[Start DATA PROVIDED]

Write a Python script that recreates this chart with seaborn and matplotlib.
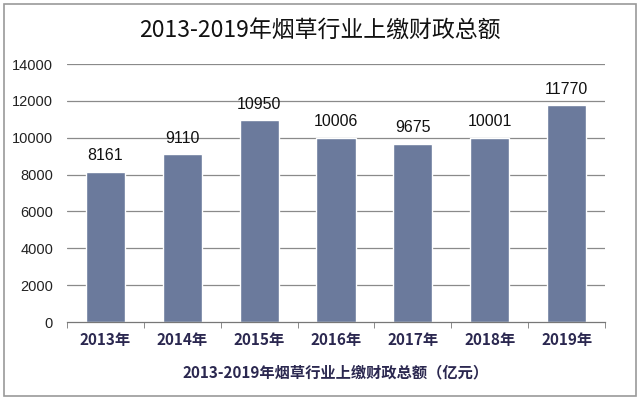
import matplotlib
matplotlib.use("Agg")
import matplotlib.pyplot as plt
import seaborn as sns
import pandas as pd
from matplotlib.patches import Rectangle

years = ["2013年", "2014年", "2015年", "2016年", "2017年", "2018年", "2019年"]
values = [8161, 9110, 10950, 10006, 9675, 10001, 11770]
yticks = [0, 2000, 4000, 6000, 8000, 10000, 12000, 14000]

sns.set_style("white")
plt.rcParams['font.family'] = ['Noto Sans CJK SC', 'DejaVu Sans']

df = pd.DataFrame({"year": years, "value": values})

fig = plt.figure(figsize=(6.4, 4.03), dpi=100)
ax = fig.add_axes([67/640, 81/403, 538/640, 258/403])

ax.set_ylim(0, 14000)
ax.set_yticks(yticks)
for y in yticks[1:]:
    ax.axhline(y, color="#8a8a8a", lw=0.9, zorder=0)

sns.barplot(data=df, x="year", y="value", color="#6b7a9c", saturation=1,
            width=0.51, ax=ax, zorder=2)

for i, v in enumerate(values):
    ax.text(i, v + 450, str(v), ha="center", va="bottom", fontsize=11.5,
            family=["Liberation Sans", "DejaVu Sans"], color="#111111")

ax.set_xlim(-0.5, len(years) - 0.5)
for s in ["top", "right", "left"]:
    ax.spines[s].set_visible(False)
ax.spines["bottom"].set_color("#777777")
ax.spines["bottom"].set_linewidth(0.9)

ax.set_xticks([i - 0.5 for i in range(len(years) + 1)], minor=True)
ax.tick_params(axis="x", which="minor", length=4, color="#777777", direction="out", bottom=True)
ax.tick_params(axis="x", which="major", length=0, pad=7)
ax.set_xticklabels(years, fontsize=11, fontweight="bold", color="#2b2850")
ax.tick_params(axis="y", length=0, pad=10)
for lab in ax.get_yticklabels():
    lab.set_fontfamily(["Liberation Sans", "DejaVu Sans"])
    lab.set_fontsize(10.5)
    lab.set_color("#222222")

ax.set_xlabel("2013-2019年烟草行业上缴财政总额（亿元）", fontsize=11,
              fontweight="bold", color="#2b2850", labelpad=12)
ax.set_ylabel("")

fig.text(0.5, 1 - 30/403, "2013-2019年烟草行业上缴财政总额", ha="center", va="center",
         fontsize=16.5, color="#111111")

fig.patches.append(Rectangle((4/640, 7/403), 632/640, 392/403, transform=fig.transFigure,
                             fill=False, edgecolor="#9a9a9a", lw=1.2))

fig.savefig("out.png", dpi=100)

[End DATA PROVIDED]

# SET TASK
Quote the material word for word, dropping any images it holds.

# FINISHED TASK
Write a Python script that recreates this chart with seaborn and matplotlib.
import matplotlib
matplotlib.use("Agg")
import matplotlib.pyplot as plt
import seaborn as sns
import pandas as pd
from matplotlib.patches import Rectangle

years = ["2013年", "2014年", "2015年", "2016年", "2017年", "2018年", "2019年"]
values = [8161, 9110, 10950, 10006, 9675, 10001, 11770]
yticks = [0, 2000, 4000, 6000, 8000, 10000, 12000, 14000]

sns.set_style("white")
plt.rcParams['font.family'] = ['Noto Sans CJK SC', 'DejaVu Sans']

df = pd.DataFrame({"year": years, "value": values})

fig = plt.figure(figsize=(6.4, 4.03), dpi=100)
ax = fig.add_axes([67/640, 81/403, 538/640, 258/403])

ax.set_ylim(0, 14000)
ax.set_yticks(yticks)
for y in yticks[1:]:
    ax.axhline(y, color="#8a8a8a", lw=0.9, zorder=0)

sns.barplot(data=df, x="year", y="value", color="#6b7a9c", saturation=1,
            width=0.51, ax=ax, zorder=2)

for i, v in enumerate(values):
    ax.text(i, v + 450, str(v), ha="center", va="bottom", fontsize=11.5,
            family=["Liberation Sans", "DejaVu Sans"], color="#111111")

ax.set_xlim(-0.5, len(years) - 0.5)
for s in ["top", "right", "left"]:
    ax.spines[s].set_visible(False)
ax.spines["bottom"].set_color("#777777")
ax.spines["bottom"].set_linewidth(0.9)

ax.set_xticks([i - 0.5 for i in range(len(years) + 1)], minor=True)
ax.tick_params(axis="x", which="minor", length=4, color="#777777", direction="out", bottom=True)
ax.tick_params(axis="x", which="major", length=0, pad=7)
ax.set_xticklabels(years, fontsize=11, fontweight="bold", color="#2b2850")
ax.tick_params(axis="y", length=0, pad=10)
for lab in ax.get_yticklabels():
    lab.set_fontfamily(["Liberation Sans", "DejaVu Sans"])
    lab.set_fontsize(10.5)
    lab.set_color("#222222")

ax.set_xlabel("2013-2019年烟草行业上缴财政总额（亿元）", fontsize=11,
              fontweight="bold", color="#2b2850", labelpad=12)
ax.set_ylabel("")

fig.text(0.5, 1 - 30/403, "2013-2019年烟草行业上缴财政总额", ha="center", va="center",
         fontsize=16.5, color="#111111")

fig.patches.append(Rectangle((4/640, 7/403), 632/640, 392/403, transform=fig.transFigure,
                             fill=False, edgecolor="#9a9a9a", lw=1.2))

fig.savefig("out.png", dpi=100)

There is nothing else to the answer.